_Objective_. Please output exactly the lines of the material from the first through the line containing "handles.append(ln)", and nothing more.

_Recorded information_.
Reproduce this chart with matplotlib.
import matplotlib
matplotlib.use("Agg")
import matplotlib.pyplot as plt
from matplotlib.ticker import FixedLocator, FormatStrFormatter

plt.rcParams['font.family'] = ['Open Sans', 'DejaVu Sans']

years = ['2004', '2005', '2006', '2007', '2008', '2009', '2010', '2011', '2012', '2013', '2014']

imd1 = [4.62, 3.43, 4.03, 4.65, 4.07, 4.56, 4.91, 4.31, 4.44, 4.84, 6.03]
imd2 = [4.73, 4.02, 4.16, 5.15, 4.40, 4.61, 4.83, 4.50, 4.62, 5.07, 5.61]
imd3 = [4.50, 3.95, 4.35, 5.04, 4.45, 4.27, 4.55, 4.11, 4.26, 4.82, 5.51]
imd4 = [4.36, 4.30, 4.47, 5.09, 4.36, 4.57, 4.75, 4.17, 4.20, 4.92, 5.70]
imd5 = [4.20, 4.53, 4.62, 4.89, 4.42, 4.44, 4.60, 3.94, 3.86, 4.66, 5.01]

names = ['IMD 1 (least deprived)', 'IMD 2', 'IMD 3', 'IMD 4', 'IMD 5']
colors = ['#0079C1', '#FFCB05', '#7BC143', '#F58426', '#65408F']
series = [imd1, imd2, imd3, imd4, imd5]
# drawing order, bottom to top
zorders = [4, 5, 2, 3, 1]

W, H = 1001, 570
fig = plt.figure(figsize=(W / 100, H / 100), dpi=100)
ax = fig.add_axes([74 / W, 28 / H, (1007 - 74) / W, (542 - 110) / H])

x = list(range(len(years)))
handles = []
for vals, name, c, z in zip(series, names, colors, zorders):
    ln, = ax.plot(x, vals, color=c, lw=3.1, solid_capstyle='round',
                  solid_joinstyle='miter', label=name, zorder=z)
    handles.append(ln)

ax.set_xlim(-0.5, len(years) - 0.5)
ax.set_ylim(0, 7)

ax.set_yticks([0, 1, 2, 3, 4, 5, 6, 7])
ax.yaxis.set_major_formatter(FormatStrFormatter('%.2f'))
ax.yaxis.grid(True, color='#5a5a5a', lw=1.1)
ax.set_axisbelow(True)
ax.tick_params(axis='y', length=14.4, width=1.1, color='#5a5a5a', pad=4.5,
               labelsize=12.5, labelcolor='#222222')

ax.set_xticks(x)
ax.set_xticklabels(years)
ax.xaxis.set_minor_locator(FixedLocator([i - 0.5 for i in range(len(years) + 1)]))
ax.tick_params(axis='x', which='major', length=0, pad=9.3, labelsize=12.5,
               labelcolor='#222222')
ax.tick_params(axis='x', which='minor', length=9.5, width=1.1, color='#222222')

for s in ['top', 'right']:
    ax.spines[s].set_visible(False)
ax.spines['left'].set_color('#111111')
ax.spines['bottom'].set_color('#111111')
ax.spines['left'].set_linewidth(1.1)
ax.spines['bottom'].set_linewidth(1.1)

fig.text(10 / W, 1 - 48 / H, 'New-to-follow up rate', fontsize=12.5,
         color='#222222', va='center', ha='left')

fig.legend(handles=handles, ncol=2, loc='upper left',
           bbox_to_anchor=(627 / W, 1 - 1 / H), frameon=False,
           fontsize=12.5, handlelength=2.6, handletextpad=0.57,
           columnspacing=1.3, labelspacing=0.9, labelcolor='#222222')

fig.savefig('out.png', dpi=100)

_Answer to this exercise_.
Reproduce this chart with matplotlib.
import matplotlib
matplotlib.use("Agg")
import matplotlib.pyplot as plt
from matplotlib.ticker import FixedLocator, FormatStrFormatter

plt.rcParams['font.family'] = ['Open Sans', 'DejaVu Sans']

years = ['2004', '2005', '2006', '2007', '2008', '2009', '2010', '2011', '2012', '2013', '2014']

imd1 = [4.62, 3.43, 4.03, 4.65, 4.07, 4.56, 4.91, 4.31, 4.44, 4.84, 6.03]
imd2 = [4.73, 4.02, 4.16, 5.15, 4.40, 4.61, 4.83, 4.50, 4.62, 5.07, 5.61]
imd3 = [4.50, 3.95, 4.35, 5.04, 4.45, 4.27, 4.55, 4.11, 4.26, 4.82, 5.51]
imd4 = [4.36, 4.30, 4.47, 5.09, 4.36, 4.57, 4.75, 4.17, 4.20, 4.92, 5.70]
imd5 = [4.20, 4.53, 4.62, 4.89, 4.42, 4.44, 4.60, 3.94, 3.86, 4.66, 5.01]

names = ['IMD 1 (least deprived)', 'IMD 2', 'IMD 3', 'IMD 4', 'IMD 5']
colors = ['#0079C1', '#FFCB05', '#7BC143', '#F58426', '#65408F']
series = [imd1, imd2, imd3, imd4, imd5]
# drawing order, bottom to top
zorders = [4, 5, 2, 3, 1]

W, H = 1001, 570
fig = plt.figure(figsize=(W / 100, H / 100), dpi=100)
ax = fig.add_axes([74 / W, 28 / H, (1007 - 74) / W, (542 - 110) / H])

x = list(range(len(years)))
handles = []
for vals, name, c, z in zip(series, names, colors, zorders):
    ln, = ax.plot(x, vals, color=c, lw=3.1, solid_capstyle='round',
                  solid_joinstyle='miter', label=name, zorder=z)
    handles.append(ln)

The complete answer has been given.